WORK TO COMPLETE - Reproduce the listing below exactly, beginning with its first line and ending with the line that holds "m in meses][:42]"; pictures are not part of the copy.

DATASET EXCERPTS -

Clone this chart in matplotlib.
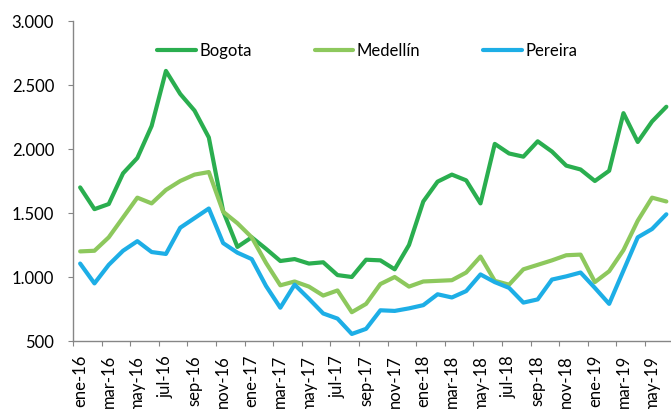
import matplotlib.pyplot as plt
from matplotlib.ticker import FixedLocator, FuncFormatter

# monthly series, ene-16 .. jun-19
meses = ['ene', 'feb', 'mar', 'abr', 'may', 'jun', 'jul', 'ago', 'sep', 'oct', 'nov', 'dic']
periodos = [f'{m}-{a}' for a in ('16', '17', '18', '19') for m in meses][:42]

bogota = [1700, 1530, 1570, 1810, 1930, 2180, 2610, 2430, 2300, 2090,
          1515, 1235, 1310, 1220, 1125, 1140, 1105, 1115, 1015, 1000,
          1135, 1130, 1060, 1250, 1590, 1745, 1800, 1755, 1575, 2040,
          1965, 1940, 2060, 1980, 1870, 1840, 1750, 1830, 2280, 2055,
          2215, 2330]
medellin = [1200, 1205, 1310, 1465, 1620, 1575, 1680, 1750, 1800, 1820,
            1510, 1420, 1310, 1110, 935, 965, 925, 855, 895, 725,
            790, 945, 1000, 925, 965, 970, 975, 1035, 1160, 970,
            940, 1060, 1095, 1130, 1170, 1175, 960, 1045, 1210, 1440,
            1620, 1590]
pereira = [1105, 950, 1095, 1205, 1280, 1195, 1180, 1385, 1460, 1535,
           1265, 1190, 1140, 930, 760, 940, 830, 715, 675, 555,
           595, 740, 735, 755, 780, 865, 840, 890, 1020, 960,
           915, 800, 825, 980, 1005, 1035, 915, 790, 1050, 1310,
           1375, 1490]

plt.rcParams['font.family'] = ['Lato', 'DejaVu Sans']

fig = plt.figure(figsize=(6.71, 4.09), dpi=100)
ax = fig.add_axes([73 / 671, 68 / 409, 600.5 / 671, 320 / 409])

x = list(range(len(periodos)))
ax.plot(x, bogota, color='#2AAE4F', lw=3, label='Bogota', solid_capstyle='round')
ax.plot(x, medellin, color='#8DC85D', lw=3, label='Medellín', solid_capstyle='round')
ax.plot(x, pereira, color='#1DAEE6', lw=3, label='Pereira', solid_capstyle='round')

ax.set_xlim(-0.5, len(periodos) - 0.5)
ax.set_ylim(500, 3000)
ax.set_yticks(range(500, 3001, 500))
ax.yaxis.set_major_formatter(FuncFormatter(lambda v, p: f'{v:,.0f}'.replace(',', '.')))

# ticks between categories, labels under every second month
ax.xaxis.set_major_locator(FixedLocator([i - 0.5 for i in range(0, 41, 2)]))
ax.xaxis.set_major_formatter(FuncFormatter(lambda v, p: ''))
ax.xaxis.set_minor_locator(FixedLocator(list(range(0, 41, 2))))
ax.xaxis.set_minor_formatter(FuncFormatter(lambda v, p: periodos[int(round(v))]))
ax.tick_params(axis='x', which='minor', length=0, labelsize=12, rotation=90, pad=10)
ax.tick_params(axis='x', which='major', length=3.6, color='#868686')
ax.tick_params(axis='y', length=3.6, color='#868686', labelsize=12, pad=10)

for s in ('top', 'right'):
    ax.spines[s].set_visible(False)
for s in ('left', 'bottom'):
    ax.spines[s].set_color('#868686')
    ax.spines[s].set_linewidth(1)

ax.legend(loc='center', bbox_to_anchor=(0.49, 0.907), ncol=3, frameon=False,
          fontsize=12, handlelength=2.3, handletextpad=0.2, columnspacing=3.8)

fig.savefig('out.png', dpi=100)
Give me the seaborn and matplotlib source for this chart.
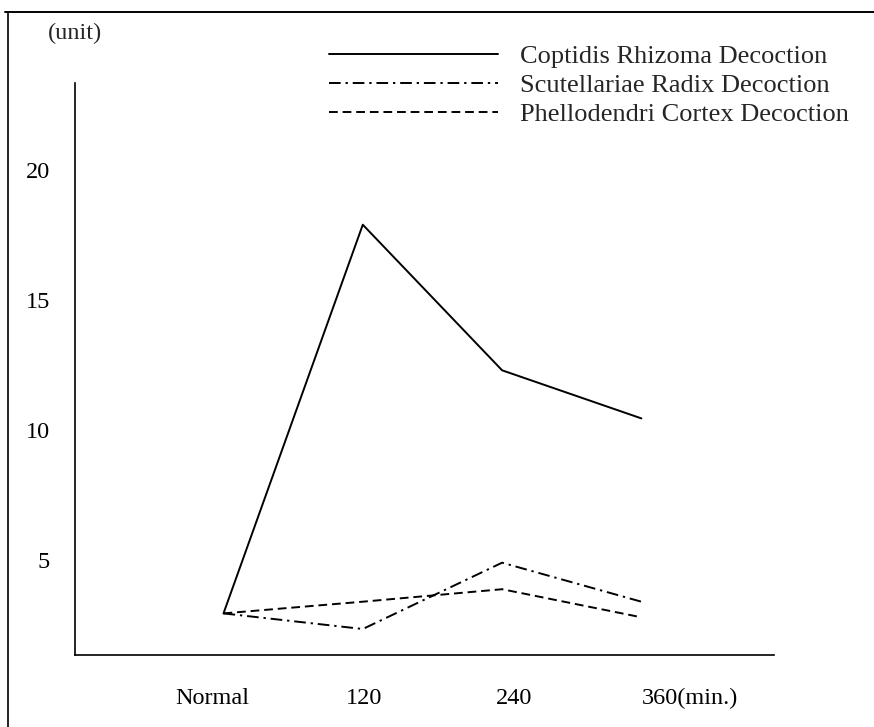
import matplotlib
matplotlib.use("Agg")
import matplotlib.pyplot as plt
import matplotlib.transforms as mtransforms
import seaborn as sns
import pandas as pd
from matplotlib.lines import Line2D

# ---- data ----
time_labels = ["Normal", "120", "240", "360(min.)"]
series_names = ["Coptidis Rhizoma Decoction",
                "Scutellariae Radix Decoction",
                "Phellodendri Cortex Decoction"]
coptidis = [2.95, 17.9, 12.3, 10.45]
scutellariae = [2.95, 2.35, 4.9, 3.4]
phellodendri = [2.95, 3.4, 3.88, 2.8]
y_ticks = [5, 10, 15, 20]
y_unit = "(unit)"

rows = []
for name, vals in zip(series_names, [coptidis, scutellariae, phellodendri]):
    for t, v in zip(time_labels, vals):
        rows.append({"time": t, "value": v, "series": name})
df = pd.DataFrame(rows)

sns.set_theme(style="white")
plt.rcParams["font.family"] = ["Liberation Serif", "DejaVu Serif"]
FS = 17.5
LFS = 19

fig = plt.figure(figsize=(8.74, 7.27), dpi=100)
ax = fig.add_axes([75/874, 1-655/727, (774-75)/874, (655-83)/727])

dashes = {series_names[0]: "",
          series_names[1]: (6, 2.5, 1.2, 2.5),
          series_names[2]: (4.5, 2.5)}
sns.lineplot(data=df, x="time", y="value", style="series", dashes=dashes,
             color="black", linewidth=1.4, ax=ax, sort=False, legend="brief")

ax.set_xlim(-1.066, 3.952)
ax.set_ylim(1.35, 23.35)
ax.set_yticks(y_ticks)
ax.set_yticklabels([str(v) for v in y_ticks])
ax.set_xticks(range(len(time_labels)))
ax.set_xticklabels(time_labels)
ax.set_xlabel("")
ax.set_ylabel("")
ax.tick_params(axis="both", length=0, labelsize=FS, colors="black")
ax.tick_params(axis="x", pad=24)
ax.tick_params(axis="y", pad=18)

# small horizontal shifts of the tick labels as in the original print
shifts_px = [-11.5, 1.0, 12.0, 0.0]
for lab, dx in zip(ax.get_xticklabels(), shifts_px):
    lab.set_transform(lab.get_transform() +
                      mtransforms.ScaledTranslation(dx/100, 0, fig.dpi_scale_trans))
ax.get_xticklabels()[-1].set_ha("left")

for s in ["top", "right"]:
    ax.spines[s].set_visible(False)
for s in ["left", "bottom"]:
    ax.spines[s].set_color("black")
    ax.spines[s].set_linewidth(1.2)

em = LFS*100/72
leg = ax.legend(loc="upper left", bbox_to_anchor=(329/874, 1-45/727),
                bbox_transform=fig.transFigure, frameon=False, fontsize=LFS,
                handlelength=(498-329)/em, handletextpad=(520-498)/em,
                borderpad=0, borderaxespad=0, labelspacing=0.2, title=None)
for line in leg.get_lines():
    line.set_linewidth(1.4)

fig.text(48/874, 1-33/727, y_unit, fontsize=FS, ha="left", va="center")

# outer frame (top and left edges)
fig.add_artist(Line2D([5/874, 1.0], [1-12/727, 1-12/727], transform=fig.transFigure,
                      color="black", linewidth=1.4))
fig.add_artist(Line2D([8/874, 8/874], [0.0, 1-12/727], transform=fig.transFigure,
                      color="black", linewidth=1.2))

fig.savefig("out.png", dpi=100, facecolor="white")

WRITTEN SOLUTION -
Clone this chart in matplotlib.
import matplotlib.pyplot as plt
from matplotlib.ticker import FixedLocator, FuncFormatter

# monthly series, ene-16 .. jun-19
meses = ['ene', 'feb', 'mar', 'abr', 'may', 'jun', 'jul', 'ago', 'sep', 'oct', 'nov', 'dic']
periodos = [f'{m}-{a}' for a in ('16', '17', '18', '19') for m in meses][:42]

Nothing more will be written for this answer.